No fascist movement came to power without being supported, in a more or less explicit way, by the traditional elites. [...] It is important to take these precautions into account whenever we speak of fascist revolution', unless we are to risk being blinded by the language and aesthetics of fascism itself. Swiss historian Philippe Burrin has persuasively argued that the 'fascist revolution' historically appears as a revolution without revolutionaries.' Because of the emphasis they placed upon the revolutionary matrix of fascism, Mosse, Sternhell, and Gentile tend to ignore the presence of a conservative component within fascism. They insist upon its modern dimension, on its will to build a 'new civilization', and its totalitarian character. At the same time, however, they forget that conservatism comes with modernity. In fact, conservatism constitutes one of its faces. As Isaiah Berlin suggested in an essay on Joseph de Maistre, the classical ideology of counterrevolution itself prefigured some of the features of fascism.

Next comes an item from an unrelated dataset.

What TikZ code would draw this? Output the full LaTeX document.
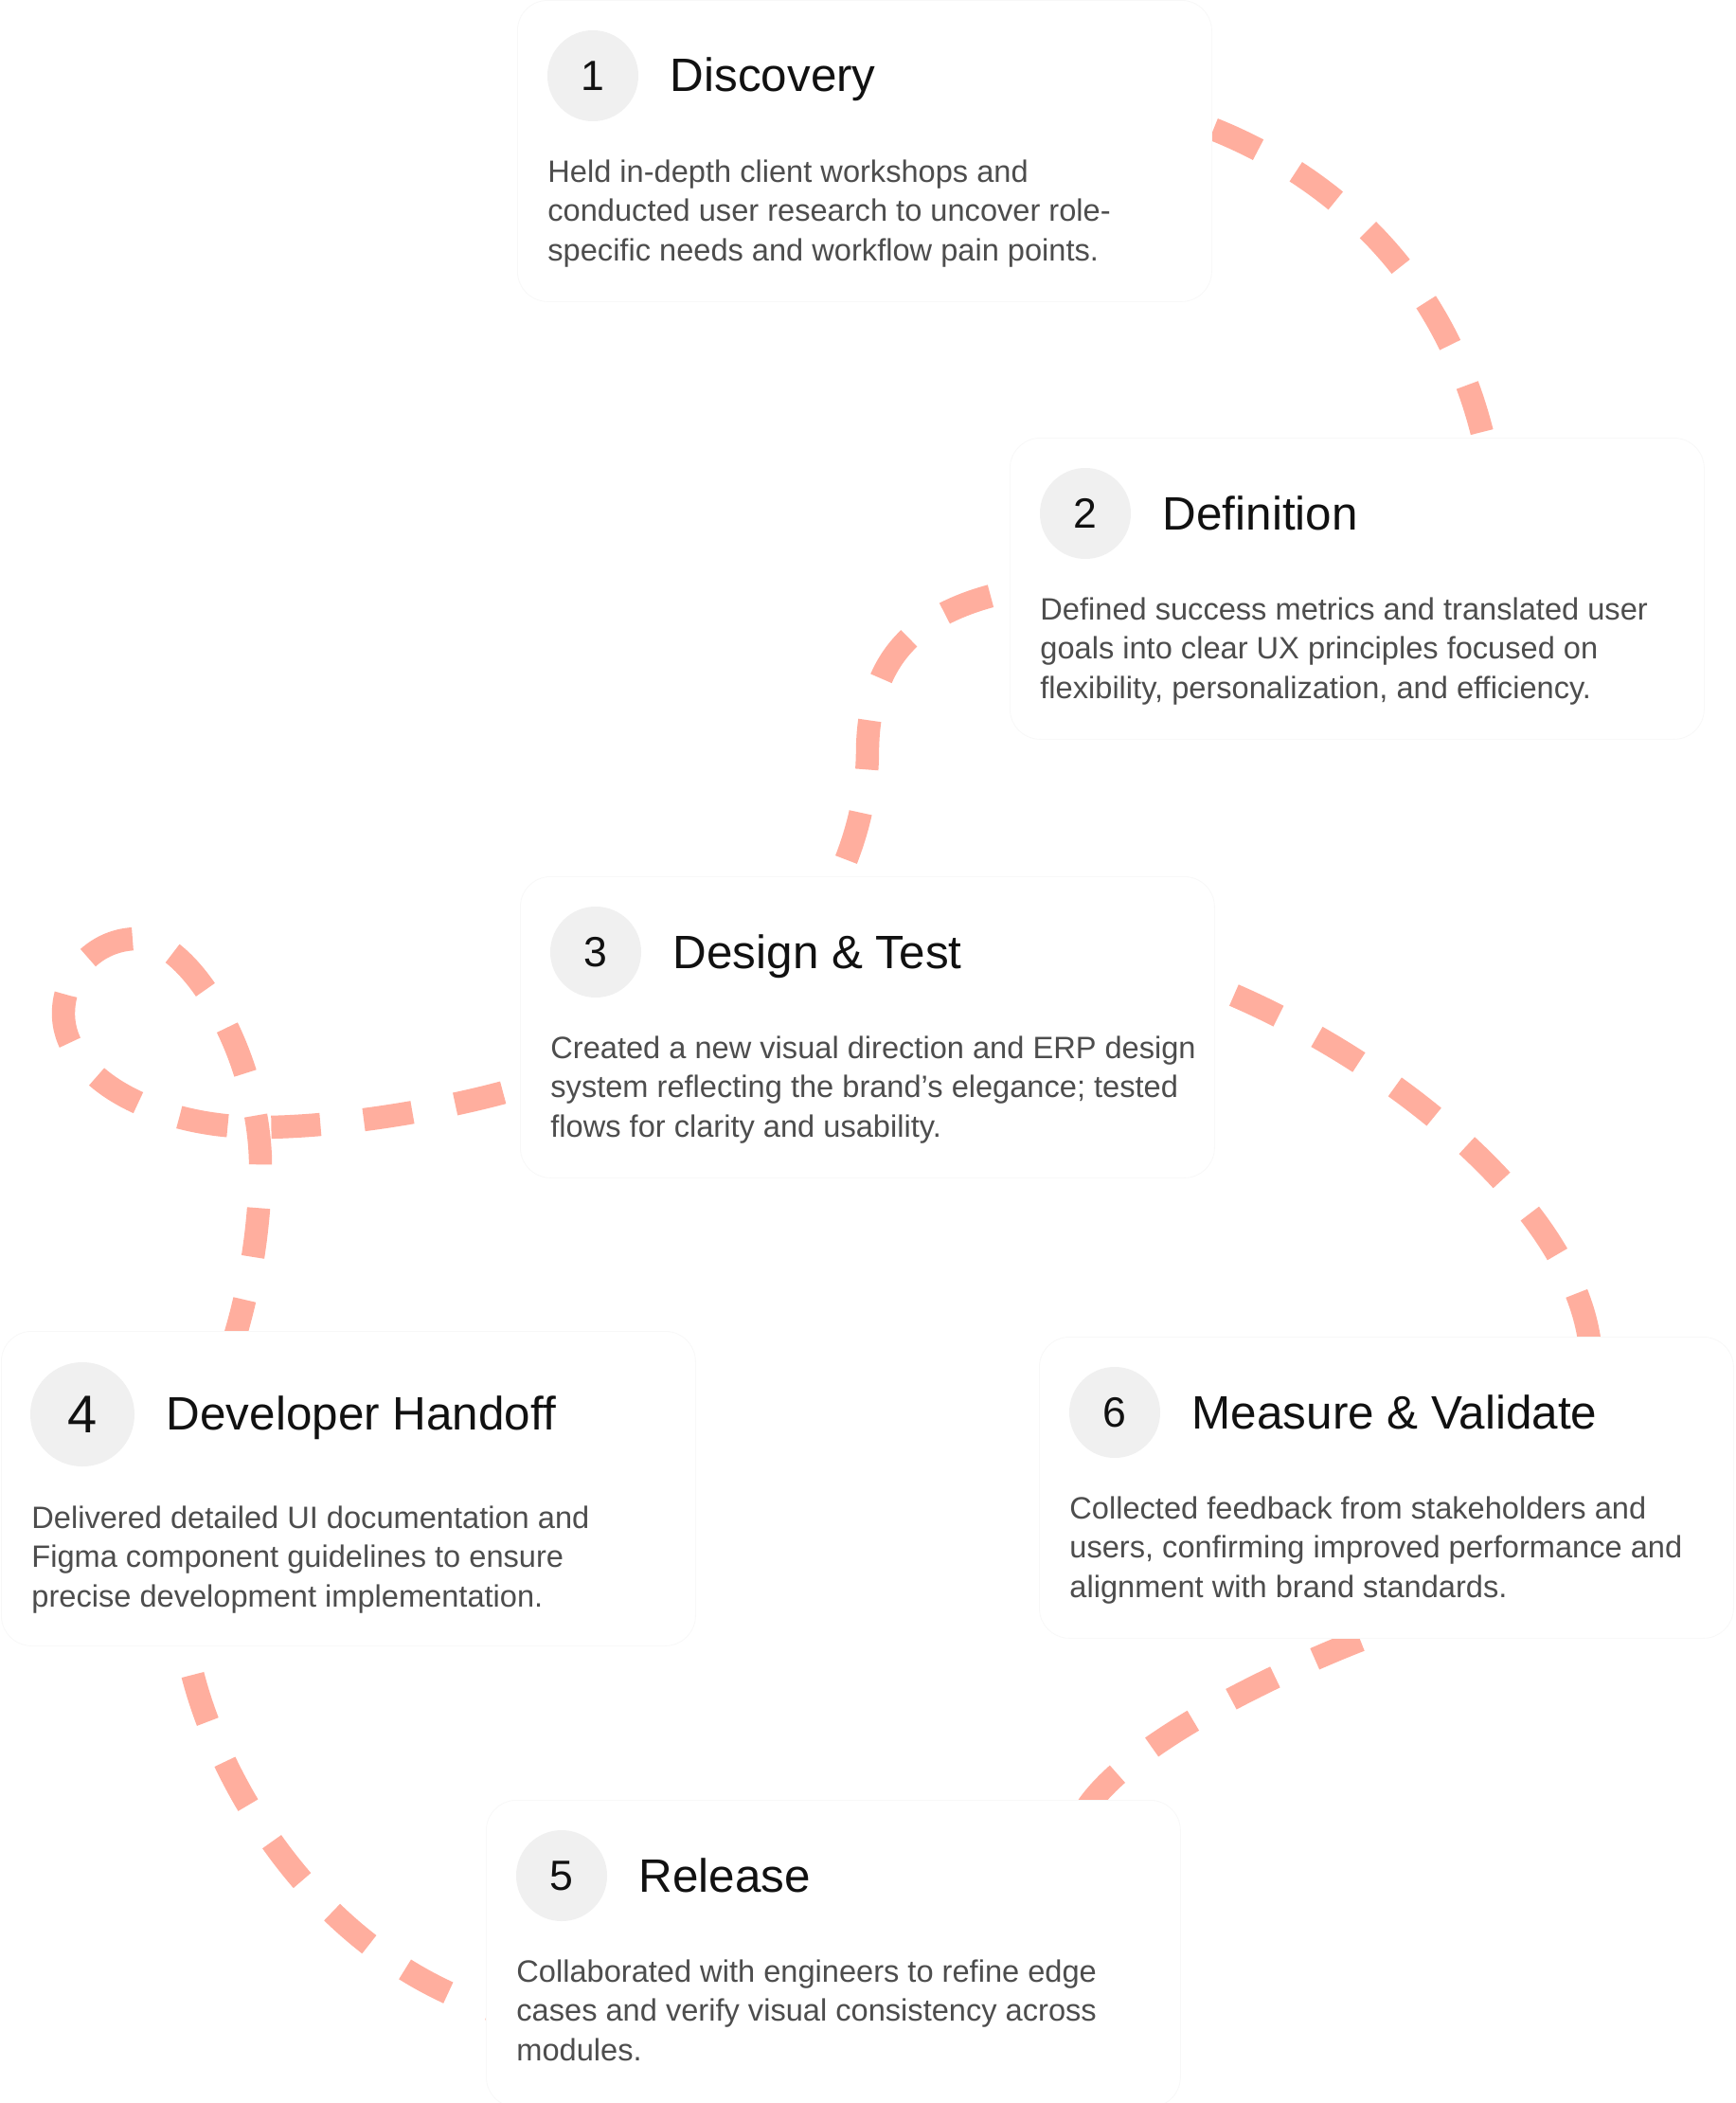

== Leaders of the factions ==
- Anarchist: Errico Malatesta was a major leader of anarchists in Italy during this period.
- Communist: Amadeo Bordiga and Gramsci were leaders of the Communist Party of Italy, whose members engaged in civil violence against fascists.
- Fascist: Mussolini led the fascists who opposed and engaged in violence with international leftists who were gaining prominence in the late 1910s and early 1920s.
- Arditi del Popolo: Guido Picelli was the deputy of a coalition formed in 1921 between various anti-fascist groups including Malatesta's anarchists and Gramsci's communists, among others, such as socialists, futurists, republicans, and syndicalists.